ADEQ requested and Clean Harbors submitted to the agency a proposed Corrective Action Plan (“CAP”) that was subsequently revised. The CAP is stated to have proposed that the effluent violations were caused by contaminated groundwater seeps. The CAP proposed the relocation of an outfall as a corrective action.

ADEQ is stated to have failed to approve either the CAP, or the corrective actions because of the conclusion they did not adequately address how the contaminated groundwater seeps would be addressed following the relocation of outfall 009.

Clean Harbors subsequently submitted a Scoping Plan to address the effluent violations and the agency responded with no objections. A CAP was submitted in July, 2016 addressing the lead and 1,2-Dichloroethane violations with plans to eliminate contaminated groundwater seeps. The agency requested a revised plan which was subsequently discussed by both parties in an attempt to determine what specific changes needed to be included in the revised CAP. ADEQ subsequently requested that Clean Harbors submit a revised CAP to the agency no later than November 17, 2016 that includes corrective actions for mercury effluent violations as well as more detailed information about the plans to eliminate contaminated groundwater seeps.

The CAO requires that Clean Harbors submit to ADEQ by the effective date of the CAO or January 2nd (whichever is later) a revised CAP (previously described) which shall include information requested by the agency. In addition, it is required that the revised CAP, at a minimum, include a reasonable milestone schedule with final compliance no later than one year after agency approval of the CAP.

The CAP is required to detail the methods and best available technologies achievable that will be used to correct the violations alleged by the agency and prevent future violations.
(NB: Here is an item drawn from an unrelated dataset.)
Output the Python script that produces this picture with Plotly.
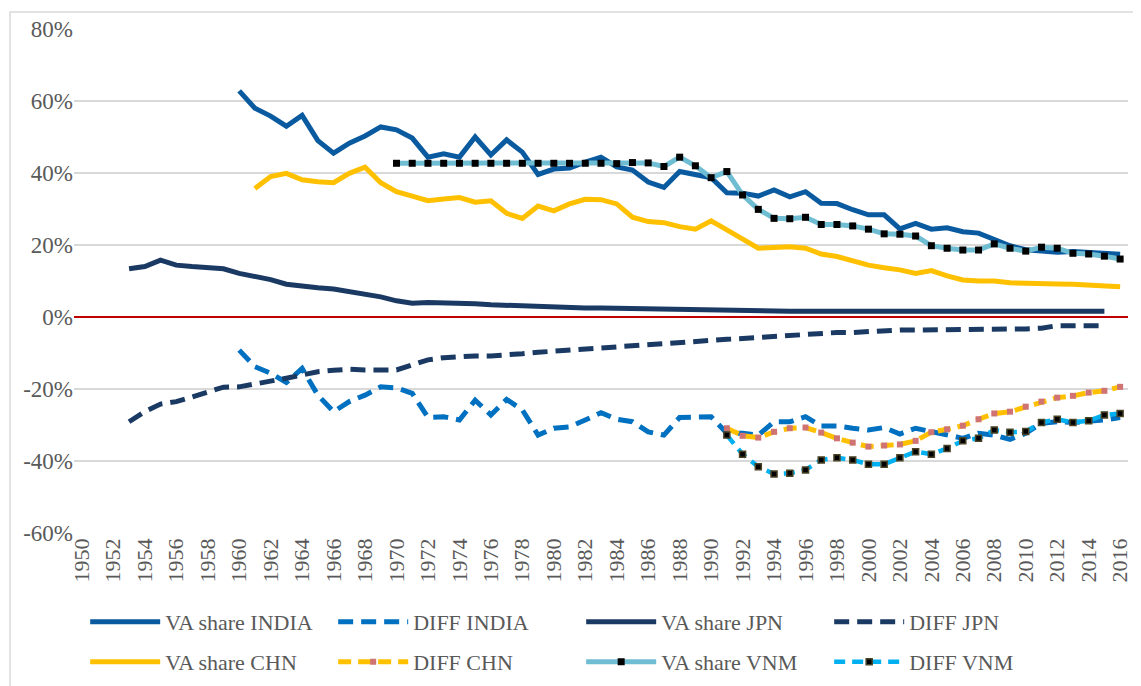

Upon the review and approval by the agency, Clean Harbors is required to comply with the terms and the milestone schedule contained in the revised CAP, and the approved revised CAP, milestone schedule and compliance date as specified in the CAO.

Quarterly progress reports in regards to these requirements also must be submitted to the agency.

A civil penalty of $33,000 is assessed.